When I listen to Derek I always get te feeling that I missed my time. I wish I was going to school now with all these crazy games technologies in the class. He has a photo album full of unlikely photos of teachers playing guitar hero, giving it their all.
Derek is moving on to talk about the Byron review of games, which he feels is a bit one sided. He also mentons Boris Johnson's comments about gamers being like blinking lizards. :-) His slide mentions the phrase "cognitive stagnation" which I have not come across before. It seems like a useful phrase for a university lecturer to know. I most certainy wouldn't apply it only in the context of games: university modules can exhibit it too, unfortunately.

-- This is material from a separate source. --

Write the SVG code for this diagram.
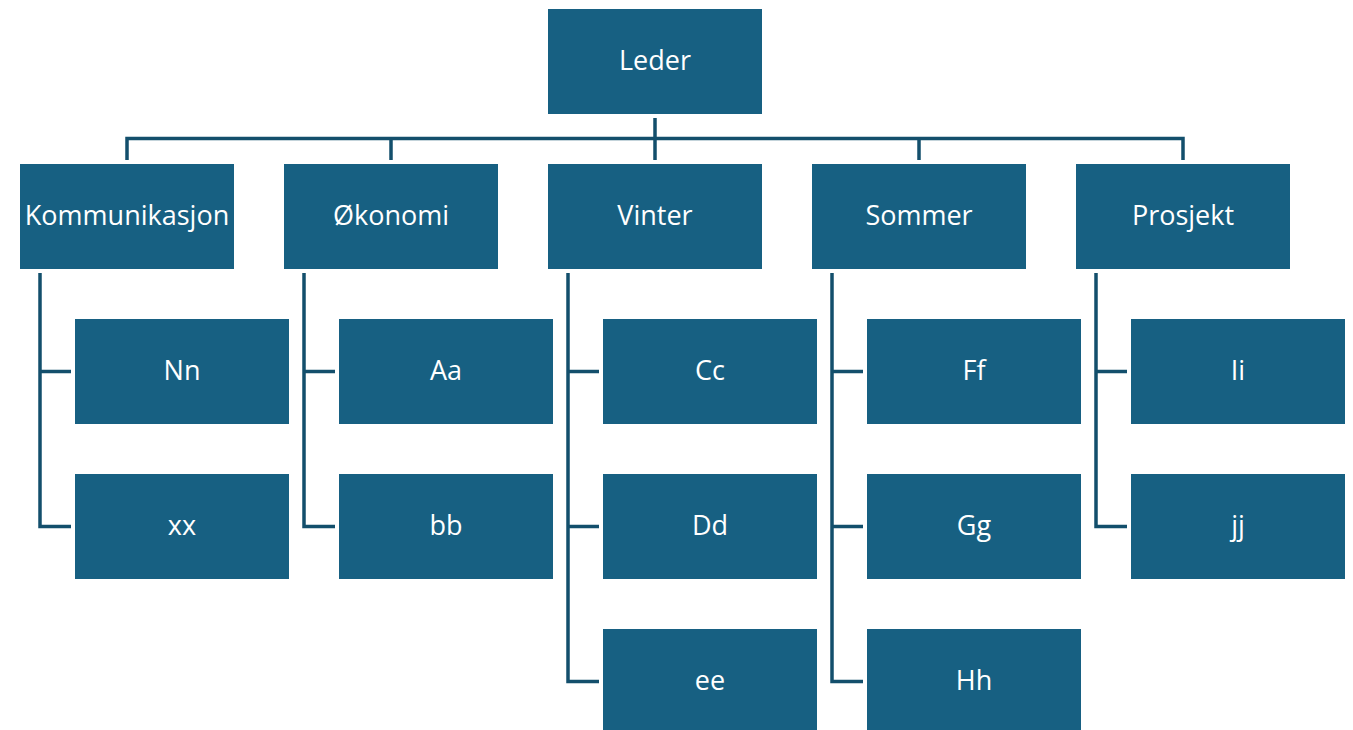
<svg xmlns="http://www.w3.org/2000/svg" width="1353" height="730" viewBox="0 0 1353 730">
<style>
.box{fill:#176082}
.lbl{fill:#ffffff;font-family:"Open Sans",Roboto,"Liberation Sans",sans-serif;font-size:27px;text-anchor:middle}
.con{fill:none;stroke:#134f6c;stroke-width:3.5;stroke-linejoin:miter;stroke-linecap:butt}
</style>
<rect width="1353" height="730" fill="#ffffff"/>
<g id="connectors">
<path class="con" d="M655 118V160M127 160V138.5H1183V160M391 138.5V160M919 138.5V160"/>
<path class="con" d="M40 273V526.5H71M40 371.5H71"/>
<path class="con" d="M304 273V526.5H335M304 371.5H335"/>
<path class="con" d="M568 273V681.5H599M568 371.5H599M568 526.5H599"/>
<path class="con" d="M832 273V681.5H863M832 371.5H863M832 526.5H863"/>
<path class="con" d="M1096 273V526.5H1127M1096 371.5H1127"/>
</g>
<g id="n-leder"><rect class="box" x="548" y="9" width="214" height="105"/><text class="lbl" x="655" y="70">Leder</text></g>
<g id="n-kommunikasjon"><rect class="box" x="20" y="164" width="214" height="105"/><text class="lbl" x="127" y="225">Kommunikasjon</text></g>
<g id="n-okonomi"><rect class="box" x="284" y="164" width="214" height="105"/><text class="lbl" x="391" y="225">Økonomi</text></g>
<g id="n-vinter"><rect class="box" x="548" y="164" width="214" height="105"/><text class="lbl" x="655" y="225">Vinter</text></g>
<g id="n-sommer"><rect class="box" x="812" y="164" width="214" height="105"/><text class="lbl" x="919" y="225">Sommer</text></g>
<g id="n-prosjekt"><rect class="box" x="1076" y="164" width="214" height="105"/><text class="lbl" x="1183" y="225">Prosjekt</text></g>
<g id="n-nn"><rect class="box" x="75" y="319" width="214" height="105"/><text class="lbl" x="182" y="380">Nn</text></g>
<g id="n-xx"><rect class="box" x="75" y="474" width="214" height="105"/><text class="lbl" x="182" y="535">xx</text></g>
<g id="n-aa"><rect class="box" x="339" y="319" width="214" height="105"/><text class="lbl" x="446" y="380">Aa</text></g>
<g id="n-bb"><rect class="box" x="339" y="474" width="214" height="105"/><text class="lbl" x="446" y="535">bb</text></g>
<g id="n-cc"><rect class="box" x="603" y="319" width="214" height="105"/><text class="lbl" x="710" y="380">Cc</text></g>
<g id="n-dd"><rect class="box" x="603" y="474" width="214" height="105"/><text class="lbl" x="710" y="535">Dd</text></g>
<g id="n-ee"><rect class="box" x="603" y="629" width="214" height="105"/><text class="lbl" x="710" y="690">ee</text></g>
<g id="n-ff"><rect class="box" x="867" y="319" width="214" height="105"/><text class="lbl" x="974" y="380">Ff</text></g>
<g id="n-gg"><rect class="box" x="867" y="474" width="214" height="105"/><text class="lbl" x="974" y="535">Gg</text></g>
<g id="n-hh"><rect class="box" x="867" y="629" width="214" height="105"/><text class="lbl" x="974" y="690">Hh</text></g>
<g id="n-ii"><rect class="box" x="1131" y="319" width="214" height="105"/><text class="lbl" x="1238" y="380">Ii</text></g>
<g id="n-jj"><rect class="box" x="1131" y="474" width="214" height="105"/><text class="lbl" x="1238" y="535">jj</text></g>
</svg>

Derek now demonstrates his guitar hero prowess to the appreciative games student audience at Cally. Oh yes, they like that. He also explains a rock project in Aberdeenshire where kids used guitar hero and formed a rock band, and designed guitars etc. Also, he mentions the game making project LTS did which we were involved in, dance mats in nursery schools or for teaching gaelic, wiis, nintendogs, PSPs, pro evolution soccer, and the work in Stirling Council with Crazy Talk. I am really pleased to see how much excellent work in going on in Scotland. Scotland's long standing reputation for high quality education is still deserved.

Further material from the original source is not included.